Skip all pictures, then copy the lines from the start of the data through the line with "(cdrdemarsh) at (117.5,159.5)", keeping both ends.
--- start of MATERIAL PROVIDED ---
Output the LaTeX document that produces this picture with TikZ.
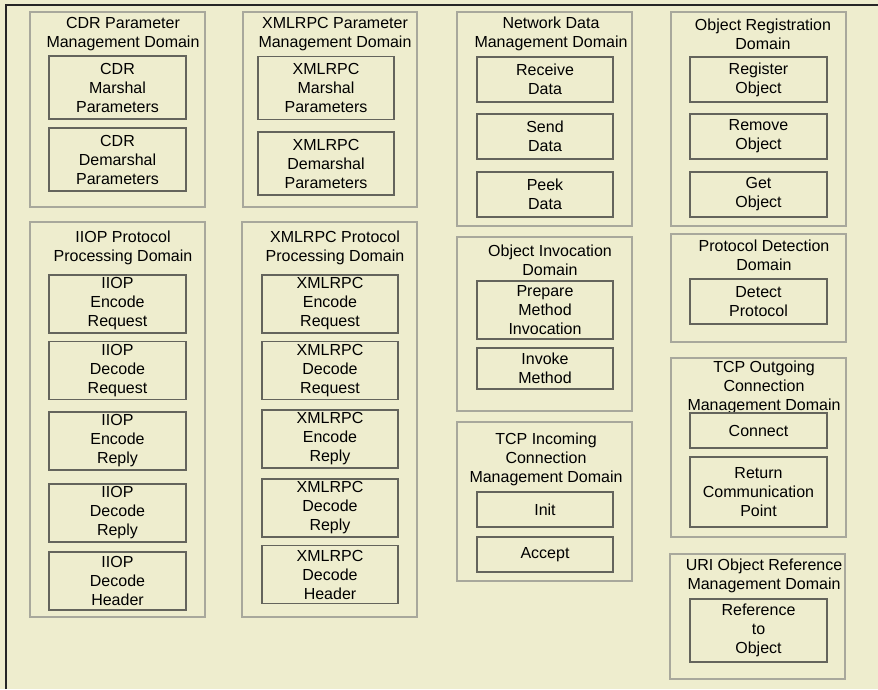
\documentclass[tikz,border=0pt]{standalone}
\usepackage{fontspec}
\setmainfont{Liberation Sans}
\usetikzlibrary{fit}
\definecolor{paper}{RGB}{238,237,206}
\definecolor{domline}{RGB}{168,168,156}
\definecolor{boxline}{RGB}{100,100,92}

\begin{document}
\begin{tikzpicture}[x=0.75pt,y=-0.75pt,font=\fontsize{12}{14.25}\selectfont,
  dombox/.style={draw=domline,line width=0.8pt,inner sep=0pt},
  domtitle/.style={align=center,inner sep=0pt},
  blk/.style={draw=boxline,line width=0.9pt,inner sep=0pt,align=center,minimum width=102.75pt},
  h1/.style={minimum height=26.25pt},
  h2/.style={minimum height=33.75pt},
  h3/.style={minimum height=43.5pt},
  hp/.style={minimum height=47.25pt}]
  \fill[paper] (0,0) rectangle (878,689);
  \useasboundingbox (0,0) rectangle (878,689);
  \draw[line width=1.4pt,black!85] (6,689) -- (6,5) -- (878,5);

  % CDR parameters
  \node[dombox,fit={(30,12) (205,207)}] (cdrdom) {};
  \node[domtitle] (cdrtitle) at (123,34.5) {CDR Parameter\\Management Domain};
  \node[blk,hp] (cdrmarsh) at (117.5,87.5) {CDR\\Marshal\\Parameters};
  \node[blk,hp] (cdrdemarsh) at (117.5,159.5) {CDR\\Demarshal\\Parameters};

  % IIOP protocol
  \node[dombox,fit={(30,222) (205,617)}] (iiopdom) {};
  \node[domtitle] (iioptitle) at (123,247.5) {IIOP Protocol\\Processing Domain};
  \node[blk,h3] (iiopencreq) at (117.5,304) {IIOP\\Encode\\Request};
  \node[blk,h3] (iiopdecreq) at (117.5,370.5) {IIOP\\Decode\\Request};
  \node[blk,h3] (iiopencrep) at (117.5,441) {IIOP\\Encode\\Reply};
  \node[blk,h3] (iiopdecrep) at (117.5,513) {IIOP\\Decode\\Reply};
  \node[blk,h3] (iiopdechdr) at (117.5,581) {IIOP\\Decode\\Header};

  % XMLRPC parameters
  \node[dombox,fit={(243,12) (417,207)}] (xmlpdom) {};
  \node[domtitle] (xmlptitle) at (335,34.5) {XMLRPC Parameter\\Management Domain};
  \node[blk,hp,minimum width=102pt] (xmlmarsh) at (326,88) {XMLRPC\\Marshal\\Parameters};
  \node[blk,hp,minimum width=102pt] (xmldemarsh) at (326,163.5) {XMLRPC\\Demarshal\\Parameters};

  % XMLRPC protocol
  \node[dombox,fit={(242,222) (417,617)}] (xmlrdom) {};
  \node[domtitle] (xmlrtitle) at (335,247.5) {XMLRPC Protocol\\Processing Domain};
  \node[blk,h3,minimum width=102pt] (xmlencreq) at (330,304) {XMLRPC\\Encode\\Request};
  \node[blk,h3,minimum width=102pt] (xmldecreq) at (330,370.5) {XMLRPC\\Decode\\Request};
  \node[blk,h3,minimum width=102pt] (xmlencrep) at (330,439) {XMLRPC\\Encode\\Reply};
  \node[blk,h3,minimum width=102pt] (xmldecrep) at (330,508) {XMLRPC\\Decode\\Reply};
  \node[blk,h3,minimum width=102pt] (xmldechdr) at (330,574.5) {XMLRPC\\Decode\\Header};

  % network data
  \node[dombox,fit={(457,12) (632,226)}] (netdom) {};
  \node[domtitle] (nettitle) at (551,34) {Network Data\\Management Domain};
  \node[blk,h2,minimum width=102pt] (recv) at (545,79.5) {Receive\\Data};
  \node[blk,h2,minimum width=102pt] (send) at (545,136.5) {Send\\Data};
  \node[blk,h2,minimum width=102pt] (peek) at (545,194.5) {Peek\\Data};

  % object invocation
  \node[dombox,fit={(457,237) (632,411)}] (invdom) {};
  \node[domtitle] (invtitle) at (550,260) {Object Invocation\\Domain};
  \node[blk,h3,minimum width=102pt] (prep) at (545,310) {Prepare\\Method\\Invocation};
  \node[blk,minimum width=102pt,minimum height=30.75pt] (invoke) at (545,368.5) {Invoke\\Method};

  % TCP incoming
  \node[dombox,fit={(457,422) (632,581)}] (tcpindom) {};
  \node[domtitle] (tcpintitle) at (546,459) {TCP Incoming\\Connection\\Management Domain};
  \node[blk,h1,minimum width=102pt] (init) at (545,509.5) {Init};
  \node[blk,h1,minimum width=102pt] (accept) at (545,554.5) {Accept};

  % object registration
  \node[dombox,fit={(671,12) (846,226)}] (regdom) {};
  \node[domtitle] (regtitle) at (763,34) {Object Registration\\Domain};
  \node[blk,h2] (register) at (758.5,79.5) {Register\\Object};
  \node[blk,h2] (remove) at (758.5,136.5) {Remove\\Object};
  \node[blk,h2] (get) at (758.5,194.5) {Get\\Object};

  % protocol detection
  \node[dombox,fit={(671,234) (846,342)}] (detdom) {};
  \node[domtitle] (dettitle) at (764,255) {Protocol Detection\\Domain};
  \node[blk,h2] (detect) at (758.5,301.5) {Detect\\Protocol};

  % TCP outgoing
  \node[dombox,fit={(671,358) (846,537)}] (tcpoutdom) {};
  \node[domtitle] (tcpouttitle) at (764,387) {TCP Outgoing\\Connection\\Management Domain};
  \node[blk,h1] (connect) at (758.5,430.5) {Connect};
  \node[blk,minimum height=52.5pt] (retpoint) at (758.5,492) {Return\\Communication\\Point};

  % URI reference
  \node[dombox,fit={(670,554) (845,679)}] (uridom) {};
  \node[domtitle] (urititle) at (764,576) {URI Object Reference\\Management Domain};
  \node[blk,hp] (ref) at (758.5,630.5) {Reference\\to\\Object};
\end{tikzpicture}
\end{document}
--- end of MATERIAL PROVIDED ---
SOLUTION FOR THIS EXERCISE>
Output the LaTeX document that produces this picture with TikZ.
\documentclass[tikz,border=0pt]{standalone}
\usepackage{fontspec}
\setmainfont{Liberation Sans}
\usetikzlibrary{fit}
\definecolor{paper}{RGB}{238,237,206}
\definecolor{domline}{RGB}{168,168,156}
\definecolor{boxline}{RGB}{100,100,92}

\begin{document}
\begin{tikzpicture}[x=0.75pt,y=-0.75pt,font=\fontsize{12}{14.25}\selectfont,
  dombox/.style={draw=domline,line width=0.8pt,inner sep=0pt},
  domtitle/.style={align=center,inner sep=0pt},
  blk/.style={draw=boxline,line width=0.9pt,inner sep=0pt,align=center,minimum width=102.75pt},
  h1/.style={minimum height=26.25pt},
  h2/.style={minimum height=33.75pt},
  h3/.style={minimum height=43.5pt},
  hp/.style={minimum height=47.25pt}]
  \fill[paper] (0,0) rectangle (878,689);
  \useasboundingbox (0,0) rectangle (878,689);
  \draw[line width=1.4pt,black!85] (6,689) -- (6,5) -- (878,5);

  % CDR parameters
  \node[dombox,fit={(30,12) (205,207)}] (cdrdom) {};
  \node[domtitle] (cdrtitle) at (123,34.5) {CDR Parameter\\Management Domain};
  \node[blk,hp] (cdrmarsh) at (117.5,87.5) {CDR\\Marshal\\Parameters};
  \node[blk,hp] (cdrdemarsh) at (117.5,159.5) {CDR\\Demarshal\\Parameters};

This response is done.